Registered Democrats in Allegheny County outnumber Republicans roughly 2-1. By that math, the party should have about five seats on the 15-member council. Instead, the party has just two: the at-large post now at issue, and the District 1 seat held by Suzanne Filiaggi.
Before he left to work for McCormick, DeMarco himself griped that council’s lopsided makeup reflected gerrymandering by Democrats. But Tom Duerr, a former county council member and Democratic strategist who has pushed to change how the county draws those maps, argues that Republicans have other problems.
The GOP has struggled in down-ballot and municipal races when President Donald Trump isn’t at the top of the ticket, he said. And though Pennsylvania shifted rightward in the 2024 presidential election, margins for Democrats in Allegheny County were mostly the same, as that party has flipped college-educated suburbs that used to be solidly Republican.
The GOP “can’t count on places like Sewickley to give them seats on County Council anymore,” Duerr said. “There just aren’t a lot of Republican bastions left in Allegheny County.”
Republicans have sought other ways to make an impact in county elections. Two years ago, party loyalists wrote in the name of District Attorney Steven A. Zappala Jr., a Democrat, to be their candidate in November. That move helped him fend off a challenge from Matt Dugan, who bested Zappala in the primary.
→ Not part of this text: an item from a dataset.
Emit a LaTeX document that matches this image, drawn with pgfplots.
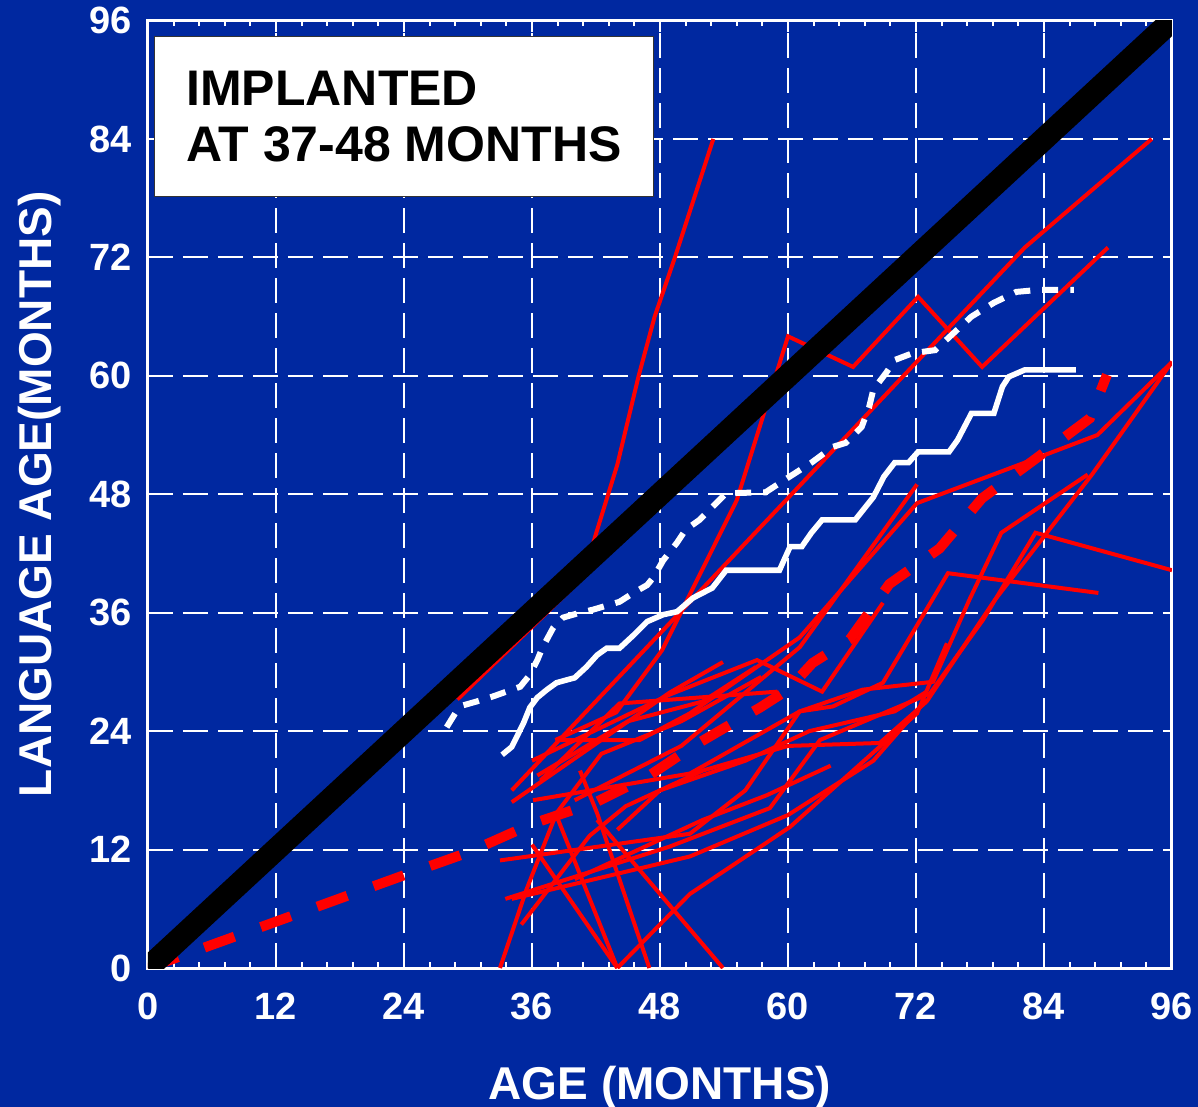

Some Republican activists similarly sought to write in the names of four Democrats running for Common Pleas judge this year – an effort to block other Democrats from running on both party banners. Republicans also appear to have carried out write-in campaigns on behalf of two county council candidates, neither of whom circulated petitions to appear on the primary ballot.
Rose’s effort to run as an independent this fall may not seem all that different from such tactics. But his plan does beg the question: If Republicans fail in their bid to cancel the at-large election, wouldn’t that create an opportunity for a third party to take a shot?
Doing so requires getting petitions signed by 4,859 county voters by August 1. That may not be a light lift, but it’s probably easier than hoping to win a seat in 2027, when both Democrats and Republicans will field candidates for the two seats.
The Green Party of Allegheny County may take a shot. Local party chair Jay Ting Walker said registration has doubled to more than 2,000 members in recent years, giving a group he described as “political amateurs” stronger candidates and better campaign infrastructure.
The Greens have yet to come to a final decision, but Walker noted that the at-large seat is a “big opportunity for our party, for minor-party status.”
For Republicans who want a role in county government, meanwhile, the goal is to avoid falling into that status themselves.